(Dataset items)

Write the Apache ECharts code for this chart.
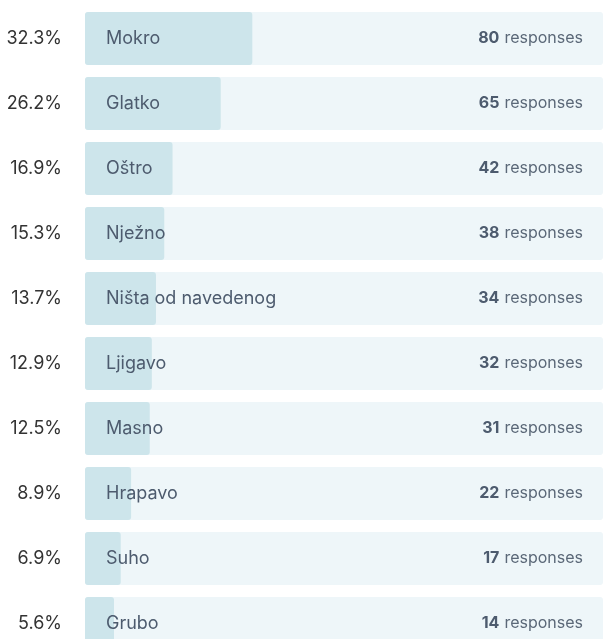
<!DOCTYPE html>
<html lang="hr">
<head>
<meta charset="utf-8">
<script src="https://cdn.jsdelivr.net/npm/echarts@6/dist/echarts.min.js"></script>
<style>
  html, body { margin: 0; padding: 0; background: #fff; }
  #chart { width: 604px; height: 639px; }
</style>
</head>
<body>
<div id="chart"></div>
<script type="text/javascript">
    var categories = ['Mokro', 'Glatko', 'Oštro', 'Nježno', 'Ništa od navedenog', 'Ljigavo', 'Masno', 'Hrapavo', 'Suho', 'Grubo'];
    var percents = [32.3, 26.2, 16.9, 15.3, 13.7, 12.9, 12.5, 8.9, 6.9, 5.6];
    var responses = [80, 65, 42, 38, 34, 32, 31, 22, 17, 14];
    var fullTrack = [100, 100, 100, 100, 100, 100, 100, 100, 100, 100];

    var font = 'Inter, "Noto Sans", sans-serif';

    var myChart = echarts.init(document.getElementById('chart'));

    var option = {
        animation: false,
        grid: {
            left: 85,
            right: 1,
            top: 6,
            height: 650,
            outerBoundsMode: 'none'
        },
        xAxis: {
            type: 'value',
            min: 0,
            max: 100,
            show: false
        },
        yAxis: {
            type: 'category',
            inverse: true,
            data: categories,
            axisLine: { show: false },
            axisTick: { show: false },
            axisLabel: {
                margin: 23,
                fontSize: 18,
                fontFamily: font,
                color: '#333',
                formatter: function (val, idx) {
                    return percents[idx].toFixed(1) + '%';
                }
            }
        },
        series: [{
            name: 'track',
            type: 'bar',
            barWidth: 53,
            barGap: '-100%',
            silent: true,
            data: fullTrack,
            itemStyle: { color: '#eef6f9', borderRadius: 3 },
            label: {
                show: true,
                position: 'insideRight',
                distance: 20,
                formatter: function (p) {
                    return '{n|' + responses[p.dataIndex] + '}{r|responses}';
                },
                rich: {
                    n: { fontSize: 16, fontWeight: 'bold', color: '#4d5b6e', fontFamily: font, padding: [0, 5, 0, 0] },
                    r: { fontSize: 16, color: '#5b6878', fontFamily: font }
                }
            }
        }, {
            name: 'percent',
            type: 'bar',
            barWidth: 53,
            data: percents,
            itemStyle: { color: '#cde5eb', borderRadius: 3 },
            label: {
                show: true,
                position: 'insideLeft',
                distance: 21,
                fontSize: 18,
                fontFamily: font,
                color: '#4d5b6e',
                formatter: function (p) {
                    return p.name;
                }
            }
        }]
    };

    myChart.setOption(option);
</script>
</body>
</html>
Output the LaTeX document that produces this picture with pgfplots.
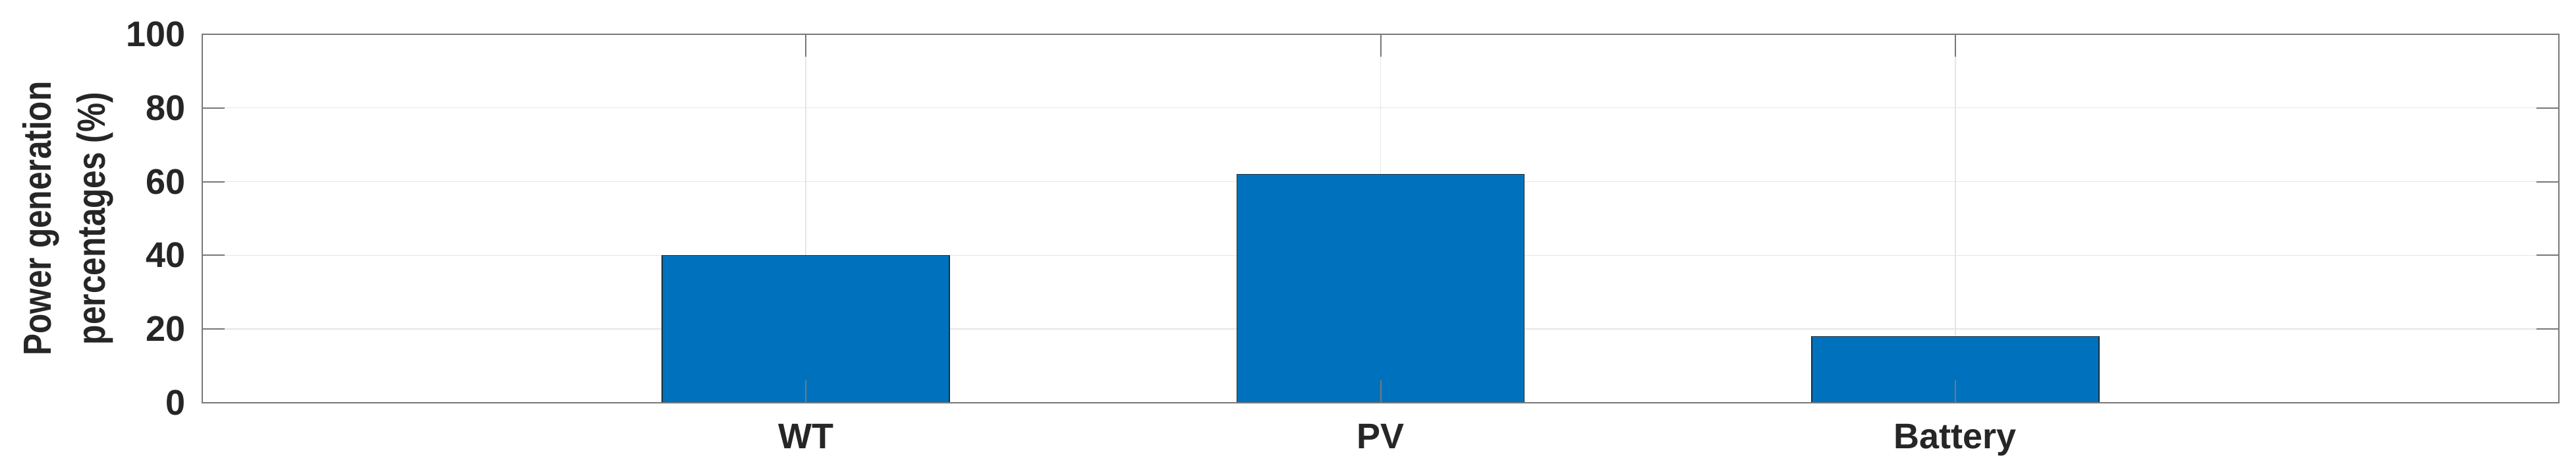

[Exercise aim]
From the first line of the material down to the line containing "var myChart = echarts.init(document.getElementById('chart'));", inclusive, return each line exactly, skipping any picture.

[Result for this task]
Write the Apache ECharts code for this chart.
<!DOCTYPE html>
<html lang="hr">
<head>
<meta charset="utf-8">
<script src="https://cdn.jsdelivr.net/npm/echarts@6/dist/echarts.min.js"></script>
<style>
  html, body { margin: 0; padding: 0; background: #fff; }
  #chart { width: 604px; height: 639px; }
</style>
</head>
<body>
<div id="chart"></div>
<script type="text/javascript">
    var categories = ['Mokro', 'Glatko', 'Oštro', 'Nježno', 'Ništa od navedenog', 'Ljigavo', 'Masno', 'Hrapavo', 'Suho', 'Grubo'];
    var percents = [32.3, 26.2, 16.9, 15.3, 13.7, 12.9, 12.5, 8.9, 6.9, 5.6];
    var responses = [80, 65, 42, 38, 34, 32, 31, 22, 17, 14];
    var fullTrack = [100, 100, 100, 100, 100, 100, 100, 100, 100, 100];

    var font = 'Inter, "Noto Sans", sans-serif';

    var myChart = echarts.init(document.getElementById('chart'));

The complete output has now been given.